### WORK TO BE COMPLETED
Reproduce the listing below exactly, minus its pictures.

### SUPPLIED INFORMATION
----

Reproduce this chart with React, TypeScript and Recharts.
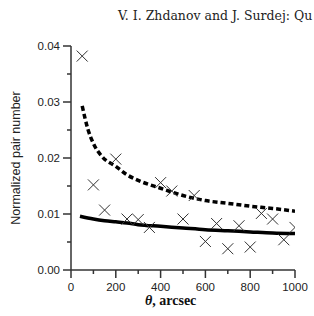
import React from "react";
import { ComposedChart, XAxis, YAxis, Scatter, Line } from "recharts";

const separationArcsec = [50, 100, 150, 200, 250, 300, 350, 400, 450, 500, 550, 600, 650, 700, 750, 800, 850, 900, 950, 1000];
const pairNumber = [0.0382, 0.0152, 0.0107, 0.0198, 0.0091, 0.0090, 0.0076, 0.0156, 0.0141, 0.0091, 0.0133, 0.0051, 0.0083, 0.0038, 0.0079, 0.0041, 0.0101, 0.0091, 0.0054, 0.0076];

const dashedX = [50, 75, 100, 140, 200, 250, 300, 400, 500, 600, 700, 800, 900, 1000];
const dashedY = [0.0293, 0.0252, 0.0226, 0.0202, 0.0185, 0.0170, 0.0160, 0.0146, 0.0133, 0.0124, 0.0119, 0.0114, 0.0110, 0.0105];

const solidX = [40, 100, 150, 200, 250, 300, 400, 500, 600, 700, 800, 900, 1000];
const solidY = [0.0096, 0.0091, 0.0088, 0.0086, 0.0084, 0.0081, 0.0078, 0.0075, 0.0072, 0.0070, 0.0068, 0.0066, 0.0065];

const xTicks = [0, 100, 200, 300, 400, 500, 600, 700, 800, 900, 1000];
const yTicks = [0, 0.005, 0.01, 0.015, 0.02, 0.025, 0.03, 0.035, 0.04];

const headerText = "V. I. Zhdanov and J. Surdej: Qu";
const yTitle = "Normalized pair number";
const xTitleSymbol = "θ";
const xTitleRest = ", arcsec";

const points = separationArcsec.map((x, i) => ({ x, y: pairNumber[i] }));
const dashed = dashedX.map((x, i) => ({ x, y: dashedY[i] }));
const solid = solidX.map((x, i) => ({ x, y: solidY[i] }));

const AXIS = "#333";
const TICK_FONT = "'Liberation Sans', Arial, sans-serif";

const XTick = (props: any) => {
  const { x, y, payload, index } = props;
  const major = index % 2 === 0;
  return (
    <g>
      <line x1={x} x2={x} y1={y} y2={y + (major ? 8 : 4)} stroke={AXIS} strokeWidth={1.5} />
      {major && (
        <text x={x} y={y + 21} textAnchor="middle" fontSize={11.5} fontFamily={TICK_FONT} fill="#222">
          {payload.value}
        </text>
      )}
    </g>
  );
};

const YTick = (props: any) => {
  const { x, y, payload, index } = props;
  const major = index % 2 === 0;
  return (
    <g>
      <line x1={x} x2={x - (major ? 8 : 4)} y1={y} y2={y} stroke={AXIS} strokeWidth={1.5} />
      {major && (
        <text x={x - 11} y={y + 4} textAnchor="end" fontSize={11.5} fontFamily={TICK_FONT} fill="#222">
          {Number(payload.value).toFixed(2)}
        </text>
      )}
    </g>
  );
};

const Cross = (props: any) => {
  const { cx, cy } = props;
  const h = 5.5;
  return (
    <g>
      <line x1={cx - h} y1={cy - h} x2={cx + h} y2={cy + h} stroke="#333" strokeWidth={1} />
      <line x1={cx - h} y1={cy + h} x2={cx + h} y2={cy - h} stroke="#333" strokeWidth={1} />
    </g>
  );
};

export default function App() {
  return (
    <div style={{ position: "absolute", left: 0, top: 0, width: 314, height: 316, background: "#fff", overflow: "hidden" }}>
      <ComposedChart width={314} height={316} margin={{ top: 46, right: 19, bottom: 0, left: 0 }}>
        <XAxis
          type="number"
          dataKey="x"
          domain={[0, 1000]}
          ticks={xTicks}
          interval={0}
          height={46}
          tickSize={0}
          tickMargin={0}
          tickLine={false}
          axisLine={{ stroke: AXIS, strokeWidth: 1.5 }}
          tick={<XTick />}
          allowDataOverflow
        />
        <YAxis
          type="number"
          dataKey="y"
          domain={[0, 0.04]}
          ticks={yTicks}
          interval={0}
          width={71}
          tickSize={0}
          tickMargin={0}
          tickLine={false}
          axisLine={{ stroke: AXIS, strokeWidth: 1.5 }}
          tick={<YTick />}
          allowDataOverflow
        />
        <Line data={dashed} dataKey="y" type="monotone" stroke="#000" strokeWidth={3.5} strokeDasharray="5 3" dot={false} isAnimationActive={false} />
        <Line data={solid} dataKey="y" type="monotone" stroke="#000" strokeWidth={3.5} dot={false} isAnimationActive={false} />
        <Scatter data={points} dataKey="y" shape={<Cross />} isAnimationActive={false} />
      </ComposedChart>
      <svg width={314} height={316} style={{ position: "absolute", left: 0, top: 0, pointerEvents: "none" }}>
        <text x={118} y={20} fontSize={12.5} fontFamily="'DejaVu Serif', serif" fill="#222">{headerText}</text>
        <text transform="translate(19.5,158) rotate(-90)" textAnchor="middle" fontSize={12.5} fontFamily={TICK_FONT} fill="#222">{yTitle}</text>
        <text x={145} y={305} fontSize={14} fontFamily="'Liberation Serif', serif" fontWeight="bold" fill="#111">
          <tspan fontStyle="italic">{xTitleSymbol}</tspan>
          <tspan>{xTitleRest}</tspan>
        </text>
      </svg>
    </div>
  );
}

----

### RESULT
Reproduce this chart with React, TypeScript and Recharts.
import React from "react";
import { ComposedChart, XAxis, YAxis, Scatter, Line } from "recharts";

const separationArcsec = [50, 100, 150, 200, 250, 300, 350, 400, 450, 500, 550, 600, 650, 700, 750, 800, 850, 900, 950, 1000];
const pairNumber = [0.0382, 0.0152, 0.0107, 0.0198, 0.0091, 0.0090, 0.0076, 0.0156, 0.0141, 0.0091, 0.0133, 0.0051, 0.0083, 0.0038, 0.0079, 0.0041, 0.0101, 0.0091, 0.0054, 0.0076];

const dashedX = [50, 75, 100, 140, 200, 250, 300, 400, 500, 600, 700, 800, 900, 1000];
const dashedY = [0.0293, 0.0252, 0.0226, 0.0202, 0.0185, 0.0170, 0.0160, 0.0146, 0.0133, 0.0124, 0.0119, 0.0114, 0.0110, 0.0105];

const solidX = [40, 100, 150, 200, 250, 300, 400, 500, 600, 700, 800, 900, 1000];
const solidY = [0.0096, 0.0091, 0.0088, 0.0086, 0.0084, 0.0081, 0.0078, 0.0075, 0.0072, 0.0070, 0.0068, 0.0066, 0.0065];

const xTicks = [0, 100, 200, 300, 400, 500, 600, 700, 800, 900, 1000];
const yTicks = [0, 0.005, 0.01, 0.015, 0.02, 0.025, 0.03, 0.035, 0.04];

const headerText = "V. I. Zhdanov and J. Surdej: Qu";
const yTitle = "Normalized pair number";
const xTitleSymbol = "θ";
const xTitleRest = ", arcsec";

const points = separationArcsec.map((x, i) => ({ x, y: pairNumber[i] }));
const dashed = dashedX.map((x, i) => ({ x, y: dashedY[i] }));
const solid = solidX.map((x, i) => ({ x, y: solidY[i] }));

const AXIS = "#333";
const TICK_FONT = "'Liberation Sans', Arial, sans-serif";

const XTick = (props: any) => {
  const { x, y, payload, index } = props;
  const major = index % 2 === 0;
  return (
    <g>
      <line x1={x} x2={x} y1={y} y2={y + (major ? 8 : 4)} stroke={AXIS} strokeWidth={1.5} />
      {major && (
        <text x={x} y={y + 21} textAnchor="middle" fontSize={11.5} fontFamily={TICK_FONT} fill="#222">
          {payload.value}
        </text>
      )}
    </g>
  );
};

const YTick = (props: any) => {
  const { x, y, payload, index } = props;
  const major = index % 2 === 0;
  return (
    <g>
      <line x1={x} x2={x - (major ? 8 : 4)} y1={y} y2={y} stroke={AXIS} strokeWidth={1.5} />
      {major && (
        <text x={x - 11} y={y + 4} textAnchor="end" fontSize={11.5} fontFamily={TICK_FONT} fill="#222">
          {Number(payload.value).toFixed(2)}
        </text>
      )}
    </g>
  );
};

const Cross = (props: any) => {
  const { cx, cy } = props;
  const h = 5.5;
  return (
    <g>
      <line x1={cx - h} y1={cy - h} x2={cx + h} y2={cy + h} stroke="#333" strokeWidth={1} />
      <line x1={cx - h} y1={cy + h} x2={cx + h} y2={cy - h} stroke="#333" strokeWidth={1} />
    </g>
  );
};

export default function App() {
  return (
    <div style={{ position: "absolute", left: 0, top: 0, width: 314, height: 316, background: "#fff", overflow: "hidden" }}>
      <ComposedChart width={314} height={316} margin={{ top: 46, right: 19, bottom: 0, left: 0 }}>
        <XAxis
          type="number"
          dataKey="x"
          domain={[0, 1000]}
          ticks={xTicks}
          interval={0}
          height={46}
          tickSize={0}
          tickMargin={0}
          tickLine={false}
          axisLine={{ stroke: AXIS, strokeWidth: 1.5 }}
          tick={<XTick />}
          allowDataOverflow
        />
        <YAxis
          type="number"
          dataKey="y"
          domain={[0, 0.04]}
          ticks={yTicks}
          interval={0}
          width={71}
          tickSize={0}
          tickMargin={0}
          tickLine={false}
          axisLine={{ stroke: AXIS, strokeWidth: 1.5 }}
          tick={<YTick />}
          allowDataOverflow
        />
        <Line data={dashed} dataKey="y" type="monotone" stroke="#000" strokeWidth={3.5} strokeDasharray="5 3" dot={false} isAnimationActive={false} />
        <Line data={solid} dataKey="y" type="monotone" stroke="#000" strokeWidth={3.5} dot={false} isAnimationActive={false} />
        <Scatter data={points} dataKey="y" shape={<Cross />} isAnimationActive={false} />
      </ComposedChart>
      <svg width={314} height={316} style={{ position: "absolute", left: 0, top: 0, pointerEvents: "none" }}>
        <text x={118} y={20} fontSize={12.5} fontFamily="'DejaVu Serif', serif" fill="#222">{headerText}</text>
        <text transform="translate(19.5,158) rotate(-90)" textAnchor="middle" fontSize={12.5} fontFamily={TICK_FONT} fill="#222">{yTitle}</text>
        <text x={145} y={305} fontSize={14} fontFamily="'Liberation Serif', serif" fontWeight="bold" fill="#111">
          <tspan fontStyle="italic">{xTitleSymbol}</tspan>
          <tspan>{xTitleRest}</tspan>
        </text>
      </svg>
    </div>
  );
}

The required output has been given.